◆ **AIM OF THE EXERCISE**
Write out the listing, please, but only from its first line through the line containing "import * as", exactly as given and without pictures.
__________
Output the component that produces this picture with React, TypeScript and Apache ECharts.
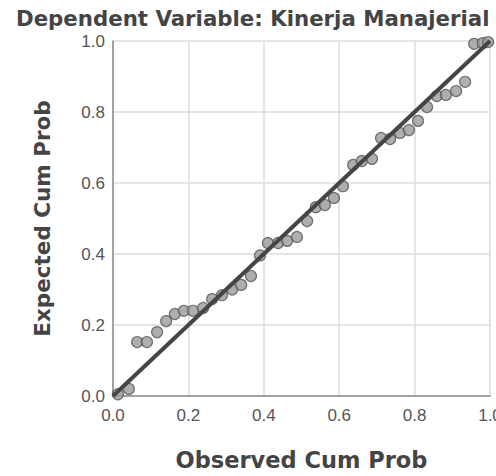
import React, { useEffect, useRef } from "react";
import * as echarts from "echarts";

const observedCumProb = [
  0.013, 0.042, 0.064, 0.09, 0.117, 0.141, 0.164, 0.188, 0.212, 0.239, 0.263,
  0.289, 0.316, 0.34, 0.366, 0.39, 0.411, 0.438, 0.462, 0.488, 0.515, 0.538,
  0.562, 0.586, 0.61, 0.637, 0.66, 0.687, 0.711, 0.735, 0.761, 0.785, 0.809,
  0.833, 0.859, 0.883, 0.91, 0.934, 0.958, 0.981, 0.995,
];
const expectedCumProb = [
  0.005, 0.02, 0.152, 0.152, 0.18, 0.211, 0.231, 0.24, 0.24, 0.248, 0.273,
  0.284, 0.3, 0.313, 0.338, 0.396, 0.431, 0.431, 0.437, 0.448, 0.493, 0.532,
  0.538, 0.558, 0.591, 0.651, 0.662, 0.668, 0.727, 0.724, 0.741, 0.749, 0.775,
  0.814, 0.845, 0.848, 0.859, 0.885, 0.992, 0.994, 0.997,
];
const referenceLine = [
  [0, 0],
  [1, 1],
];
const titleText = "Dependent Variable: Kinerja Manajerial";
const xAxisTitle = "Observed Cum Prob";
const yAxisTitle = "Expected Cum Prob";

export default function App() {
  const ref = useRef<HTMLDivElement>(null);
  useEffect(() => {
    if (!ref.current) return;
    const chart = echarts.init(ref.current, undefined, { renderer: "svg" });
    const points = observedCumProb.map((x, i) => [x, expectedCumProb[i]]);
    const tickLabel = {
      fontFamily: "Liberation Sans",
      fontSize: 17,
      color: "#555",
      formatter: (v: number) => v.toFixed(1),
    };
    chart.setOption({
      animation: false,
      backgroundColor: "#fff",
      title: {
        text: titleText,
        left: 11,
        top: 3,
        textStyle: {
          fontFamily: "DejaVu Sans",
          fontWeight: "bold",
          fontSize: 21.3,
          color: "#444",
        },
      },
      grid: {
        left: 113,
        right: 6,
        top: 41,
        bottom: 80,
        containLabel: false,
        outerBoundsMode: "none",
      },
      xAxis: {
        type: "value",
        min: 0,
        max: 1,
        interval: 0.2,
        name: xAxisTitle,
        nameLocation: "middle",
        nameGap: 52,
        nameTextStyle: {
          fontFamily: "DejaVu Sans",
          fontWeight: "bold",
          fontSize: 22.5,
          color: "#444",
        },
        axisLine: { show: true, lineStyle: { color: "#8a8a8a", width: 1.5 } },
        axisTick: { show: false },
        axisLabel: { ...tickLabel, margin: 11 },
        splitLine: { show: true, lineStyle: { color: "#dcdcdc", width: 1.5 } },
      },
      yAxis: {
        type: "value",
        min: 0,
        max: 1,
        interval: 0.2,
        name: yAxisTitle,
        nameLocation: "middle",
        nameGap: 60,
        nameTextStyle: {
          fontFamily: "DejaVu Sans",
          fontWeight: "bold",
          fontSize: 21.5,
          color: "#444",
        },
        axisLine: { show: true, lineStyle: { color: "#8a8a8a", width: 1.5 } },
        axisTick: { show: false },
        axisLabel: { ...tickLabel, margin: 8 },
        splitLine: { show: true, lineStyle: { color: "#dcdcdc", width: 1.5 } },
      },
      series: [
        {
          type: "scatter",
          data: points,
          symbol: "circle",
          symbolSize: 11,
          itemStyle: { color: "#9a9a9a", borderColor: "#555", borderWidth: 1.2 },
          z: 2,
        },
        {
          type: "line",
          data: referenceLine,
          symbol: "none",
          lineStyle: { color: "#454545", width: 4 },
          z: 3,
        },
      ],
    });
    return () => chart.dispose();
  }, []);
  return (
    <div
      ref={ref}
      style={{ position: "fixed", left: 0, top: 0, width: 496, height: 476 }}
    />
  );
}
__________
◆ **CORRECT RESPONSE**
Output the component that produces this picture with React, TypeScript and Apache ECharts.
import React, { useEffect, useRef } from "react";
import * as echarts from "echarts";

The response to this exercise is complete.